Every entry below should be repeated exactly; the pictures should not.

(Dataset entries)
------------------------------------
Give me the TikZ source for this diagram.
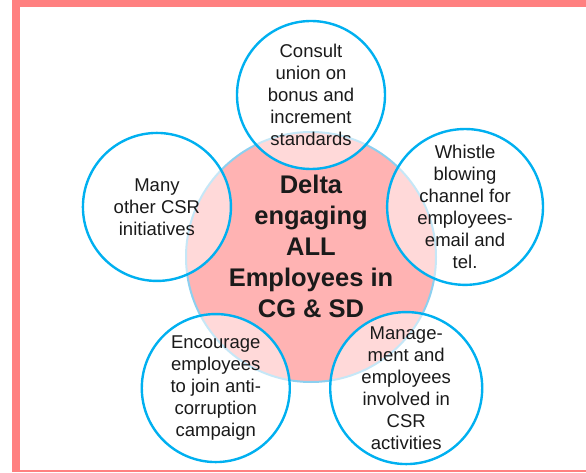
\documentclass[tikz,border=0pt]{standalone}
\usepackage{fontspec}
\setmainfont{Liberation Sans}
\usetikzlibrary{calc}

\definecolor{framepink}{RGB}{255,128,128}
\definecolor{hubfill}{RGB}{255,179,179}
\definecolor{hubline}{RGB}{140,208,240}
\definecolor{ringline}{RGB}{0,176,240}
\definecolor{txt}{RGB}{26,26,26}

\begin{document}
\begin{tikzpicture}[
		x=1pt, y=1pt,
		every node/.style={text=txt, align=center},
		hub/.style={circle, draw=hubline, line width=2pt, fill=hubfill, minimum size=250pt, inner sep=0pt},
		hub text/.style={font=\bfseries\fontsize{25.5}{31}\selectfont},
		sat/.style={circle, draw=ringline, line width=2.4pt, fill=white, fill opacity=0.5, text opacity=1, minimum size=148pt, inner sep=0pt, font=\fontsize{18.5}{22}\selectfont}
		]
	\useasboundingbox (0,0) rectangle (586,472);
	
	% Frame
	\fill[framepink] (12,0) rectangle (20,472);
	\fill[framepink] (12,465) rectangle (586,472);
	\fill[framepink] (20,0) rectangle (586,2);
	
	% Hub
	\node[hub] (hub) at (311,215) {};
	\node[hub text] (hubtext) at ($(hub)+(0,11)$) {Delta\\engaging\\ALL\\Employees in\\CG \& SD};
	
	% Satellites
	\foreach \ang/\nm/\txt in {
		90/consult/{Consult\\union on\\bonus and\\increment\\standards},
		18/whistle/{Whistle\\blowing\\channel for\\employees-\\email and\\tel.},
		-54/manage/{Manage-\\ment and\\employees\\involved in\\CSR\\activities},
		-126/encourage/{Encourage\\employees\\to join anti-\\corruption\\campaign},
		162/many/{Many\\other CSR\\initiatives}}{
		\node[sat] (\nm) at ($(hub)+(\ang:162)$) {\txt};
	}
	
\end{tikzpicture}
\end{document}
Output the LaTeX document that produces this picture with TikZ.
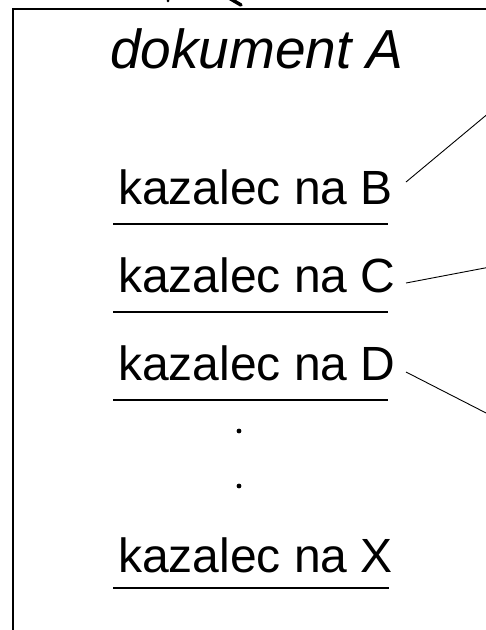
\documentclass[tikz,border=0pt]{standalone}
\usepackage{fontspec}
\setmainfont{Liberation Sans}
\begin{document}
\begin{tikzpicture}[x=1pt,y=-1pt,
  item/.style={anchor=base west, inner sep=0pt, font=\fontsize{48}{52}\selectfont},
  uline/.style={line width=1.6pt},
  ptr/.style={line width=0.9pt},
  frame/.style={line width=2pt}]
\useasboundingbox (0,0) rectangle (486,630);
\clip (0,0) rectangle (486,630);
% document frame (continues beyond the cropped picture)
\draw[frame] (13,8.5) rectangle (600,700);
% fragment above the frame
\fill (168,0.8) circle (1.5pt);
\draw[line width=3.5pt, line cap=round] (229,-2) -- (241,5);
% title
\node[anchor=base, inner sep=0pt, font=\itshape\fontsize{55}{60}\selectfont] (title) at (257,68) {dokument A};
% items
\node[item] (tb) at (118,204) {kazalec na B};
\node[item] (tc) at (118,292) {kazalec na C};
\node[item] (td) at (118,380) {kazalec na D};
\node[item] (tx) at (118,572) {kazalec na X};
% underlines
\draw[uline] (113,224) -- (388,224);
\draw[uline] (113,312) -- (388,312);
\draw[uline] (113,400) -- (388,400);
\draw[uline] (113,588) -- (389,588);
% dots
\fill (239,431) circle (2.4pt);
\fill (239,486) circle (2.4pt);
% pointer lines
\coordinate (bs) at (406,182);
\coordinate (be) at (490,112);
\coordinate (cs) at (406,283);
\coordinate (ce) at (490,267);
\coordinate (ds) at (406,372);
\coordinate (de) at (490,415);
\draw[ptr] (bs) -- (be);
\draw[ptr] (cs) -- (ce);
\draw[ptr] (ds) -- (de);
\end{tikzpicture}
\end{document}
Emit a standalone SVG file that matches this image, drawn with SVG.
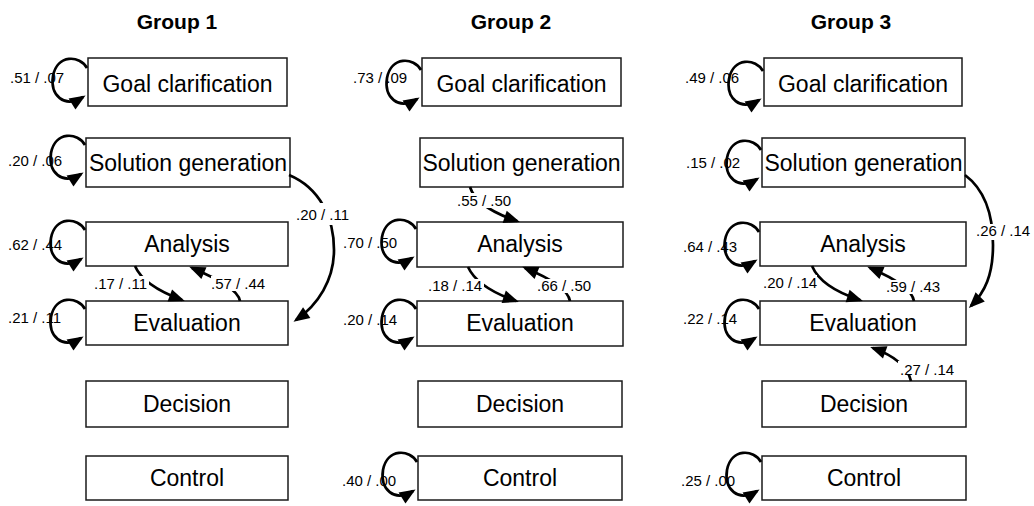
------------------------------------
• ANSWER TO THE EXERCISE
Give me the TikZ source for this diagram.
\documentclass[tikz,border=0pt]{standalone}
\usepackage{fontspec}
\setmainfont{Liberation Sans}
\usetikzlibrary{calc}

\definecolor{framepink}{RGB}{255,128,128}
\definecolor{hubfill}{RGB}{255,179,179}
\definecolor{hubline}{RGB}{140,208,240}
\definecolor{ringline}{RGB}{0,176,240}
\definecolor{txt}{RGB}{26,26,26}

\begin{document}
\begin{tikzpicture}[
		x=1pt, y=1pt,
		every node/.style={text=txt, align=center},
		hub/.style={circle, draw=hubline, line width=2pt, fill=hubfill, minimum size=250pt, inner sep=0pt},
		hub text/.style={font=\bfseries\fontsize{25.5}{31}\selectfont},
		sat/.style={circle, draw=ringline, line width=2.4pt, fill=white, fill opacity=0.5, text opacity=1, minimum size=148pt, inner sep=0pt, font=\fontsize{18.5}{22}\selectfont}
		]
	\useasboundingbox (0,0) rectangle (586,472);
	
	% Frame
	\fill[framepink] (12,0) rectangle (20,472);
	\fill[framepink] (12,465) rectangle (586,472);
	\fill[framepink] (20,0) rectangle (586,2);
	
	% Hub
	\node[hub] (hub) at (311,215) {};
	\node[hub text] (hubtext) at ($(hub)+(0,11)$) {Delta\\engaging\\ALL\\Employees in\\CG \& SD};
	
	% Satellites
	\foreach \ang/\nm/\txt in {
		90/consult/{Consult\\union on\\bonus and\\increment\\standards},
		18/whistle/{Whistle\\blowing\\channel for\\employees-\\email and\\tel.},
		-54/manage/{Manage-\\ment and\\employees\\involved in\\CSR\\activities},
		-126/encourage/{Encourage\\employees\\to join anti-\\corruption\\campaign},
		162/many/{Many\\other CSR\\initiatives}}{
		\node[sat] (\nm) at ($(hub)+(\ang:162)$) {\txt};
	}
	
\end{tikzpicture}
\end{document}
Output the LaTeX document that produces this picture with TikZ.
\documentclass[tikz,border=0pt]{standalone}
\usepackage{fontspec}
\setmainfont{Liberation Sans}
\begin{document}
\begin{tikzpicture}[x=1pt,y=-1pt,
  item/.style={anchor=base west, inner sep=0pt, font=\fontsize{48}{52}\selectfont},
  uline/.style={line width=1.6pt},
  ptr/.style={line width=0.9pt},
  frame/.style={line width=2pt}]
\useasboundingbox (0,0) rectangle (486,630);
\clip (0,0) rectangle (486,630);
% document frame (continues beyond the cropped picture)
\draw[frame] (13,8.5) rectangle (600,700);
% fragment above the frame
\fill (168,0.8) circle (1.5pt);
\draw[line width=3.5pt, line cap=round] (229,-2) -- (241,5);
% title
\node[anchor=base, inner sep=0pt, font=\itshape\fontsize{55}{60}\selectfont] (title) at (257,68) {dokument A};
% items
\node[item] (tb) at (118,204) {kazalec na B};
\node[item] (tc) at (118,292) {kazalec na C};
\node[item] (td) at (118,380) {kazalec na D};
\node[item] (tx) at (118,572) {kazalec na X};
% underlines
\draw[uline] (113,224) -- (388,224);
\draw[uline] (113,312) -- (388,312);
\draw[uline] (113,400) -- (388,400);
\draw[uline] (113,588) -- (389,588);
% dots
\fill (239,431) circle (2.4pt);
\fill (239,486) circle (2.4pt);
% pointer lines
\coordinate (bs) at (406,182);
\coordinate (be) at (490,112);
\coordinate (cs) at (406,283);
\coordinate (ce) at (490,267);
\coordinate (ds) at (406,372);
\coordinate (de) at (490,415);
\draw[ptr] (bs) -- (be);
\draw[ptr] (cs) -- (ce);
\draw[ptr] (ds) -- (de);
\end{tikzpicture}
\end{document}
Emit a standalone SVG file that matches this image, drawn with SVG.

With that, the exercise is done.